* STATED EXERCISE *
Reproduce exactly only the lines from the line that holds "Write a Python" to the line that holds "from matplotlib.lines import Line2D", inclusive, in the listing below, and please leave out every picture.

* RECORDS PROVIDED *
+++++
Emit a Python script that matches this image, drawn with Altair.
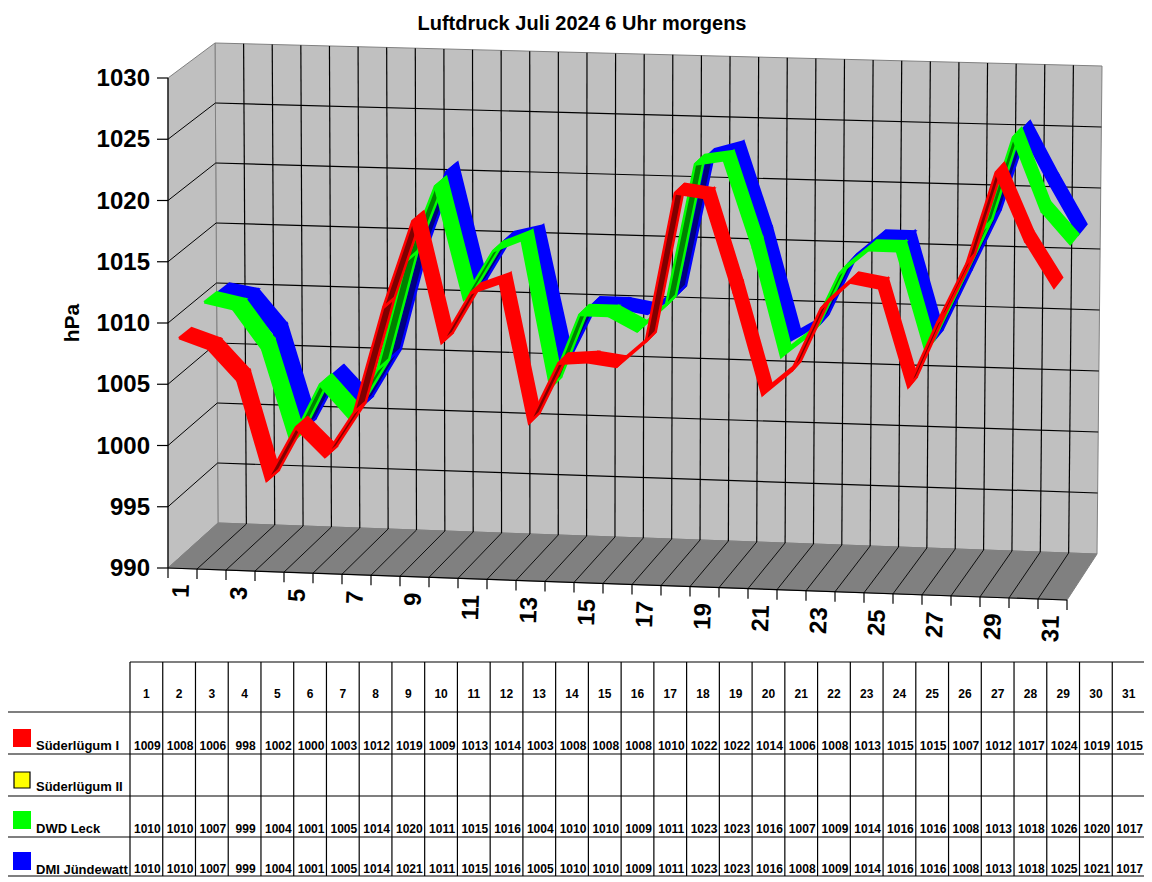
import altair as alt
import pandas as pd

TITLE = "Luftdruck Juli 2024 6 Uhr morgens"
DAYS = list(range(1, 32))
LEVELS = [990, 995, 1000, 1005, 1010, 1015, 1020, 1025, 1030]
SERIES_NAMES = ["Süderlügum I", "Süderlügum II", "DWD Leck", "DMI Jündewatt"]
SERIES_COLORS = ["#ff0000", "#ffff00", "#00ff00", "#0000ff"]
DARK_COLORS = ["#800000", "#808000", "#008000", "#000080"]

T_RED = [1009,1008,1006,998,1002,1000,1003,1012,1019,1009,1013,1014,1003,1008,1008,1008,1010,1022,1022,1014,1006,1008,1013,1015,1015,1007,1012,1017,1024,1019,1015]
T_GREEN = [1010,1010,1007,999,1004,1001,1005,1014,1020,1011,1015,1016,1004,1010,1010,1009,1011,1023,1023,1016,1007,1009,1014,1016,1016,1008,1013,1018,1026,1020,1017]
T_BLUE = [1010,1010,1007,999,1004,1001,1005,1014,1021,1011,1015,1016,1005,1010,1010,1009,1011,1023,1023,1016,1008,1009,1014,1016,1016,1008,1013,1018,1025,1021,1017]

P_RED = [1008.8,1008,1005.5,997.4,1001.8,999.5,1003.2,1011.8,1018.9,1009.1,1013.2,1014.1,1002.8,1007.7,1007.9,1007.6,1009.7,1021.8,1021.5,1014,1005.7,1007.7,1012.8,1015,1014.6,1006.7,1012,1016.8,1024.2,1018.8,1015.1]
P_GREEN = [1010.1,1009.6,1006.4,998.8,1003.6,1001,1005,1014,1020.2,1011,1015,1016,1004,1010,1010,1008.8,1011,1022.6,1023,1016,1007.1,1009,1014,1016,1016,1008,1013,1018,1025.5,1019.6,1017]
P_BLUE = [1010,1009.6,1006.8,999,1003.5,1001,1005,1014,1020.6,1011,1015,1015.6,1005,1009.8,1009.8,1009.4,1011,1022.3,1023,1016,1007.6,1009,1014,1016,1016,1008,1013,1018,1025.3,1021,1017]


def lerp(a, b, t):
    return a + (b - a) * t


def wall(t, v):
    s = (v - 990) / 40
    return (lerp(lerp(218, 1097, t), lerp(215, 1102, t), s),
            lerp(lerp(523, 554, t), lerp(43, 66, t), s))


def left_wall(v, z):
    s = (v - 990) / 40
    return (lerp(168, lerp(218, 215, s), z),
            lerp(lerp(568, 78, s), lerp(523, 43, s), z))


def point(u, v, z):
    s = (v - 990)
    fx = 179 + 875 * u
    fy = lerp(568.5, 599.5, u) - s * lerp(12.25, 12.43, u)
    bx = lerp(231, 1083, u) + lerp(-3, 5, u) * s / 40
    by = lerp(523.5, 553.5, u) - s * lerp(12.0, 12.2, u)
    return lerp(fx, bx, z), lerp(fy, by, z)


X = alt.X("x:Q", scale=alt.Scale(domain=[8, 1144], nice=False, zero=False), axis=None)
Y = alt.Y("y:Q", scale=alt.Scale(domain=[882, 8], nice=False, zero=False), axis=None)


def poly(pts, fill, stroke, width=1.0):
    df = pd.DataFrame({"x": [p[0] for p in pts], "y": [p[1] for p in pts], "k": list(range(len(pts)))})
    return alt.Chart(df).mark_line(fill=fill, stroke=stroke, strokeWidth=width, strokeJoin="miter", strokeMiterLimit=3).encode(X, Y, order="k:Q")


def lines(segs, color, width):
    rows = []
    for i, (a, b) in enumerate(segs):
        rows.append({"x": a[0], "y": a[1], "id": i, "k": 0})
        rows.append({"x": b[0], "y": b[1], "id": i, "k": 1})
    return alt.Chart(pd.DataFrame(rows)).mark_line(stroke=color, strokeWidth=width).encode(X, Y, detail="id:N", order="k:Q")


def texts(rows, size, **kw):
    return alt.Chart(pd.DataFrame(rows)).mark_text(font="Liberation Sans", fontWeight="bold", fontSize=size, color="black", **kw).encode(X, Y, text="t:N")


layers = []
# walls and floor
tl = [wall(0, 990), wall(1, 990), wall(1, 1030), wall(0, 1030), wall(0, 990)]
layers.append(poly(tl, "#c0c0c0", "#808080"))
lw = [left_wall(990, 0), left_wall(990, 1), left_wall(1030, 1), left_wall(1030, 0), left_wall(990, 0)]
layers.append(poly(lw, "#c0c0c0", "#808080"))
front = [(168, 568), (1067, 600)]
fl = [front[0], front[1], wall(1, 990), wall(0, 990), front[0]]
layers.append(poly(fl, "#808080", "#808080"))

# grids
layers.append(lines([(wall(i / 31, 990), wall(i / 31, 1030)) for i in range(1, 31)], "black", 1.2))
layers.append(lines([(wall(0, v), wall(1, v)) for v in LEVELS[1:-1]], "black", 1.2))
layers.append(lines([(left_wall(v, 0), left_wall(v, 1)) for v in LEVELS[1:-1]], "black", 1.0))
layers.append(lines([((lerp(168, 1067, i / 31), lerp(568, 600, i / 31)), wall(i / 31, 990)) for i in range(1, 31)], "black", 0.9))
# axis lines and ticks
layers.append(lines([(left_wall(990, 0), left_wall(1030, 0)), (front[0], front[1])], "black", 1.2))
layers.append(lines([((157, left_wall(v, 0)[1]), left_wall(v, 0)) for v in LEVELS], "black", 1.2))
ticks = [(lerp(168, 1067, i / 31), lerp(568, 600, i / 31)) for i in range(32)]
layers.append(lines([(p, (p[0], p[1] + 10)) for p in ticks], "black", 1.2))

# ribbons, back to front
for vals, idx, z0 in [(P_BLUE, 3, 0.75), (P_GREEN, 2, 0.5), (P_RED, 0, 0.0)]:
    for i in range(30):
        u0, u1 = i / 30, (i + 1) / 30
        a = point(u0, vals[i], z0)
        b = point(u1, vals[i + 1], z0)
        c = point(u1, vals[i + 1], z0 + 0.25)
        d = point(u0, vals[i], z0 + 0.25)
        cross = (b[0] - a[0]) * (d[1] - a[1]) - (b[1] - a[1]) * (d[0] - a[0])
        fill = SERIES_COLORS[idx] if cross < 0 else DARK_COLORS[idx]
        layers.append(poly([a, b, c, d, a], fill, SERIES_COLORS[idx], 2.5))

# axis text
layers.append(texts([{"x": 150, "y": left_wall(v, 0)[1] + 1, "t": str(v)} for v in LEVELS], 24, align="right", baseline="middle"))
xl = [{"x": lerp(168, 1067, (d - 0.5) / 31) - 0.5, "y": lerp(568, 600, (d - 0.5) / 31) + 16, "t": str(d)} for d in DAYS[::2]]
layers.append(texts(xl, 24, align="right", baseline="middle", angle=272))
layers.append(texts([{"x": 73, "y": 323, "t": "hPa"}], 21, align="center", baseline="middle", angle=270))
layers.append(texts([{"x": 582, "y": 24, "t": TITLE}], 20, align="center", baseline="middle"))

# table
TX0, TX1 = 130, 1145
cw = (TX1 - TX0) / 31
ROWY = [712, 754, 796, 837, 876]
segs = [((TX0, 662), (TX1, 662)), ((7, 712), (TX1, 712))]
segs += [((7, y), (TX1, y)) for y in ROWY[1:]]
segs += [((7, 712), (7, 876)), ((TX1, 662), (TX1, 712))]
segs += [((TX0 + i * cw, 662), (TX0 + i * cw, 876)) for i in range(31)]
layers.append(lines(segs, "black", 1.2))
layers.append(texts([{"x": TX0 + (d - 0.5) * cw, "y": 694, "t": str(d)} for d in DAYS], 12, align="center", baseline="middle"))
rows = []
for vals, base in [(T_RED, 750), (T_GREEN, 833), (T_BLUE, 873)]:
    rows += [{"x": TX0 + (i + 0.5) * cw + 1, "y": base, "t": str(v)} for i, v in enumerate(vals)]
layers.append(texts(rows, 12, align="center", baseline="alphabetic"))
layers.append(texts([{"x": 36, "y": y, "t": n} for n, y in zip(SERIES_NAMES, [750, 791, 833, 874])], 13, align="left", baseline="alphabetic"))
sw = pd.DataFrame({"x": [13, 13, 13], "x2": [31, 31, 31], "y": [729, 811, 852], "y2": [747, 829, 870], "c": [SERIES_COLORS[0], SERIES_COLORS[2], SERIES_COLORS[3]]})
layers.append(alt.Chart(sw).mark_rect().encode(X, alt.X2("x2:Q"), Y, alt.Y2("y2:Q"), fill=alt.Fill("c:N", scale=None)))
sy = pd.DataFrame({"x": [14], "x2": [30], "y": [772], "y2": [788]})
layers.append(alt.Chart(sy).mark_rect(fill=SERIES_COLORS[1], stroke="black", strokeWidth=1.2).encode(X, alt.X2("x2:Q"), Y, alt.Y2("y2:Q")))

chart = alt.layer(*layers).properties(width=1136, height=874, padding=0, autosize="none", background="white").configure_view(stroke=None)
chart.save("out.html", embed_options={"renderer": "svg", "actions": False})
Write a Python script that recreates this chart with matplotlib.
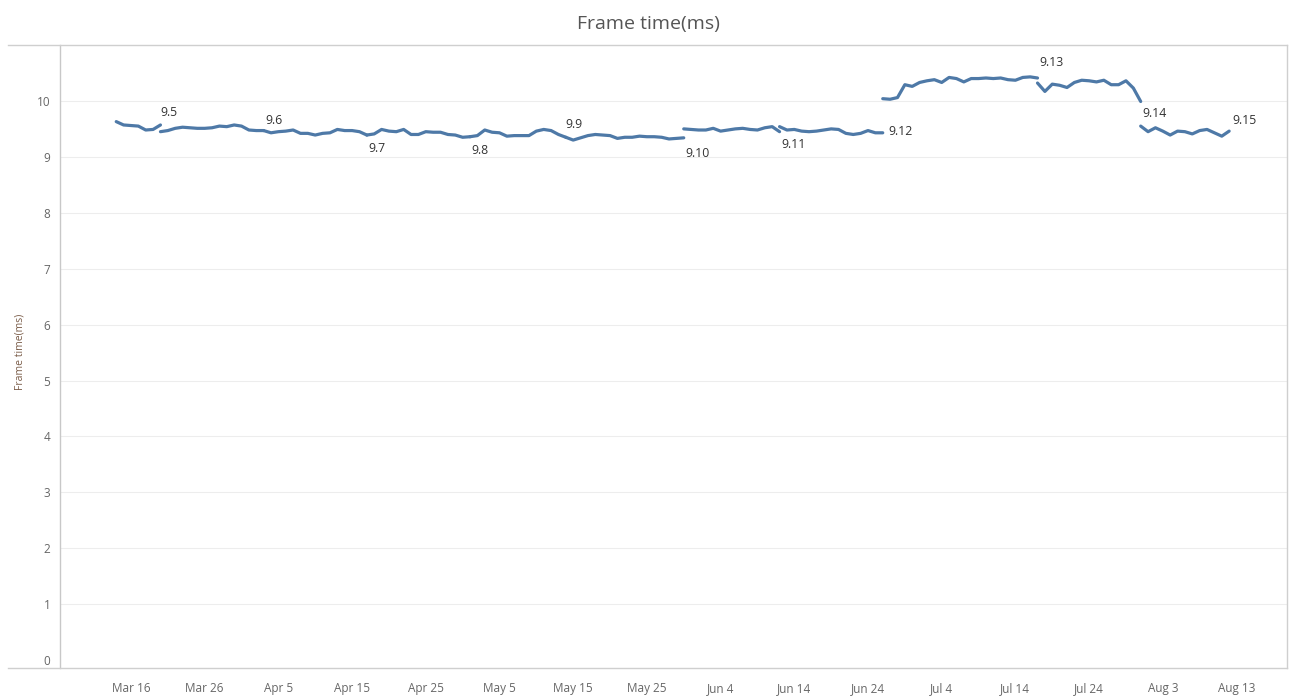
import datetime as dt
import matplotlib
matplotlib.use("Agg")
import matplotlib.pyplot as plt
import matplotlib.dates as mdates
from matplotlib.lines import Line2D

# ---------------- data ----------------
versions = ["9.5", "9.6", "9.7", "9.8", "9.9", "9.10", "9.11", "9.12", "9.13", "9.14", "9.15"]
start_dates = ["2023-03-14", "2023-03-20", "2023-04-03", "2023-04-17", "2023-05-01", "2023-05-14",
               "2023-05-30", "2023-06-12", "2023-06-26", "2023-07-17", "2023-07-31"]

v9_5 = [9.63, 9.57, 9.56, 9.55, 9.48, 9.49, 9.57]
v9_6 = [9.45, 9.47, 9.51, 9.53, 9.52, 9.51, 9.51, 9.52, 9.55, 9.54, 9.57, 9.55, 9.48, 9.47, 9.47]
v9_7 = [9.47, 9.43, 9.45, 9.46, 9.48, 9.42, 9.42, 9.39, 9.42, 9.43, 9.49, 9.47, 9.47, 9.45, 9.39]
v9_8 = [9.39, 9.41, 9.49, 9.46, 9.45, 9.49, 9.40, 9.40, 9.45, 9.44, 9.44, 9.40, 9.39, 9.35, 9.36]
v9_9 = [9.36, 9.38, 9.48, 9.44, 9.43, 9.37, 9.38, 9.38, 9.38, 9.46, 9.49, 9.47, 9.40, 9.35]
v9_10 = [9.35, 9.30, 9.34, 9.38, 9.40, 9.39, 9.38, 9.33, 9.35, 9.35, 9.37, 9.36, 9.36, 9.35, 9.32, 9.33, 9.34]
v9_11 = [9.50, 9.49, 9.48, 9.48, 9.51, 9.46, 9.48, 9.50, 9.51, 9.49, 9.48, 9.52, 9.54, 9.45]
v9_12 = [9.54, 9.48, 9.49, 9.46, 9.45, 9.46, 9.48, 9.50, 9.49, 9.42, 9.40, 9.42, 9.47, 9.43, 9.43]
v9_13 = [10.04, 10.03, 10.06, 10.29, 10.26, 10.33, 10.36, 10.38, 10.33, 10.42, 10.40,
         10.34, 10.40, 10.40, 10.41, 10.40, 10.41, 10.38, 10.37, 10.42, 10.43, 10.41]
v9_14 = [10.32, 10.17, 10.30, 10.28, 10.24, 10.33, 10.37, 10.36, 10.34, 10.37, 10.29,
         10.29, 10.36, 10.23, 9.99]
v9_15 = [9.55, 9.45, 9.52, 9.46, 9.39, 9.46, 9.45, 9.41, 9.47, 9.49, 9.43, 9.37, 9.46]
series = [v9_5, v9_6, v9_7, v9_8, v9_9, v9_10, v9_11, v9_12, v9_13, v9_14, v9_15]

tick_dates = ["2023-03-16", "2023-03-26", "2023-04-05", "2023-04-15", "2023-04-25", "2023-05-05",
              "2023-05-15", "2023-05-25", "2023-06-04", "2023-06-14", "2023-06-24", "2023-07-04",
              "2023-07-14", "2023-07-24", "2023-08-03", "2023-08-13"]
tick_labels = ["Mar 16", "Mar 26", "Apr 5", "Apr 15", "Apr 25", "May 5", "May 15", "May 25",
               "Jun 4", "Jun 14", "Jun 24", "Jul 4", "Jul 14", "Jul 24", "Aug 3", "Aug 13"]
y_ticks = list(range(0, 11))

# label placement (style): offsets in points from the last point of each version
label_offsets = {"9.5": (0, 9), "9.6": (1, 7), "9.7": (1, -10), "9.8": (1, -10), "9.9": (0, 9),
                 "9.10": (1, -11), "9.11": (1, -9), "9.12": (4, 1), "9.13": (1, 11),
                 "9.14": (1, -9), "9.15": (2, 8)}

# ---------------- figure ----------------
W, H = 1297, 696
fig = plt.figure(figsize=(W / 100, H / 100), dpi=100)
plt.rcParams['font.family'] = ['Open Sans', 'DejaVu Sans']

L, R, T, B = 60, 1287, 45, 668
ax = fig.add_axes([L / W, 1 - B / H, (R - L) / W, (B - T) / H])

line_color = "#4e79a7"
for name, start, vals in zip(versions, start_dates, series):
    d0 = dt.date.fromisoformat(start)
    dates = [d0 + dt.timedelta(days=i) for i in range(len(vals))]
    ax.plot(dates, vals, color=line_color, lw=2.3, solid_capstyle='round', solid_joinstyle='round')
    dx, dy = label_offsets[name]
    ax.annotate(name, xy=(mdates.date2num(dates[-1]), vals[-1]), xytext=(dx, dy),
                textcoords='offset points', ha='left', va='center', fontsize=8.8, color='#333333')

x0 = mdates.date2num(dt.date(2023, 3, 16))
ax.set_xlim(x0 - 9.63, x0 + 156.85)
ax.set_ylim(-0.14, 11.0)

ax.set_yticks(y_ticks)
ax.set_yticklabels([str(v) for v in y_ticks])
ax.set_xticks([mdates.date2num(dt.date.fromisoformat(d)) for d in tick_dates])
ax.set_xticklabels(tick_labels)
ax.tick_params(axis='both', length=0, labelsize=8.5, labelcolor='#666666')
ax.tick_params(axis='x', pad=10)
ax.tick_params(axis='y', pad=7)

for v in y_ticks[1:]:
    ax.axhline(v, color='#ededed', lw=0.8, zorder=0)

for s in ['top', 'bottom', 'right']:
    ax.spines[s].set_visible(False)
ax.spines['left'].set_color('#c8c8c8')
ax.spines['left'].set_linewidth(1.0)

# outer frame lines (figure coordinates)
def fx(px):
    return px / W
def fy(py):
    return 1 - py / H
frame_c = '#cfcfcf'
fig.add_artist(Line2D([fx(8), fx(R)], [fy(T), fy(T)], color=frame_c, lw=1.0))
fig.add_artist(Line2D([fx(8), fx(R)], [fy(B), fy(B)], color=frame_c, lw=1.0))
fig.add_artist(Line2D([fx(R), fx(R)], [fy(T), fy(B)], color=frame_c, lw=1.0))

fig.text(fx(648), fy(24), "Frame time(ms)", ha='center', va='center', fontsize=14, color='#555555')
fig.text(fx(20), fy(352), "Frame time(ms)", ha='center', va='center', rotation=90,
         fontsize=7.5, color='#7a5c48')

fig.savefig("out.png", dpi=100)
+++++
* SOLUTION TO THE EXERCISE *
Write a Python script that recreates this chart with matplotlib.
import datetime as dt
import matplotlib
matplotlib.use("Agg")
import matplotlib.pyplot as plt
import matplotlib.dates as mdates
from matplotlib.lines import Line2D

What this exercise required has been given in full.